The storehouse in the backyard was remodeled by Yukichi for the sole purpose of studying, while the main house was where he slept and ate. The Museum built next to the house has many exhibits from this period on display.
After reaching 19, Yukichi traveled to Nagasaki to take Dutch studies, but soon became keenly aware of the importance of English. He studied English by himself and boarded the "Kanrin-maru" ship in order to sail to the United States. Later, Yukichi wrote the famous book "Gakumon-no-susume", which sold more than 3.4 million copies, and he became the founder of Keio University.
The Fukuzawa Residence is an historic household that preseres the youthful origins of Yukichi Fukuzawa, the pioneer of democracy in Japan.
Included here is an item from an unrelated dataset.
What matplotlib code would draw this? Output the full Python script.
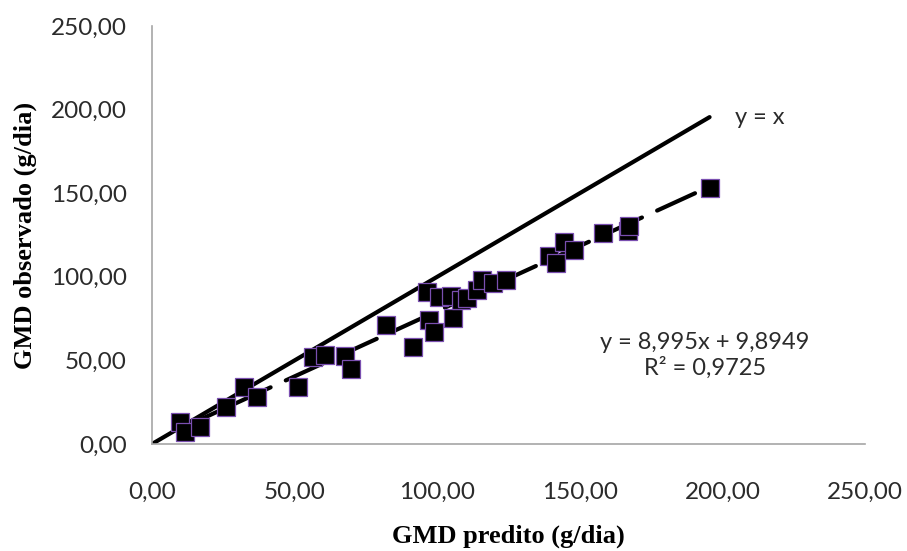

Since ancient times, the salt industry thrived in Kojima, in Kurashiki, Okayama Prefecture. It is recorded on a wooden strip of the Heijō Palace that salt was already being produced in the Nara period.
Larger salt farms developed in the Edo period. Nozaki Buzaemon from Kurashiki greatly contributed to the development of salt manufacturing at this time. Nozaki came to be called the 'salt magnate' and in 1833 he made a grand home for his family. The total area of the family residence is about 9900㎡ and includes several storehouses constructed around a main building.
In 1977, buildings such as Omote-shoin, Nagayamon and Onarimon were designated as important cultural assets of Okayama Prefecture. Tearooms are constructed here and there in the garden, adding various ways to view the four seasons. The storehouse is now used to display a history of the salt industry and includes records of salt farming with tools and clothing that were actually used by the Nozaki family.
The Hirogane family, the chief family of Onoro, accumulated enormous wealth from the Koizumi copper mine and from manufacturing sulfate iron in the Edo period. The Hirogane Mansion is a large house built in the Kyowa/Bunka era (around 1800) by the 2nd head of the Hirogane family, Motoharu.
The magnificent Sakura-Mon stonewalls measure up to those of a castle and reflect the prestige of the Hirogane family in those days. Outstanding views of can be enjoyed because, like a castle, the mansion is sited on a hillside. In spring, the blossoming cherry trees give it the dignity of a mountain castle.
In addition to the two-story main house, there are three warehouses, the Sakura-Mon, and a terrace house within the spacious grounds. Moreover, the pleasing sound of the Suikinkutsu can be heard in the garden.
In recent years, Hirogane Mansion has became famous as the location of Seishi Yokomizo's 'Yatsubaka-Mura'. Visitors can visualise film star Kiyoshi Atsumi acting here.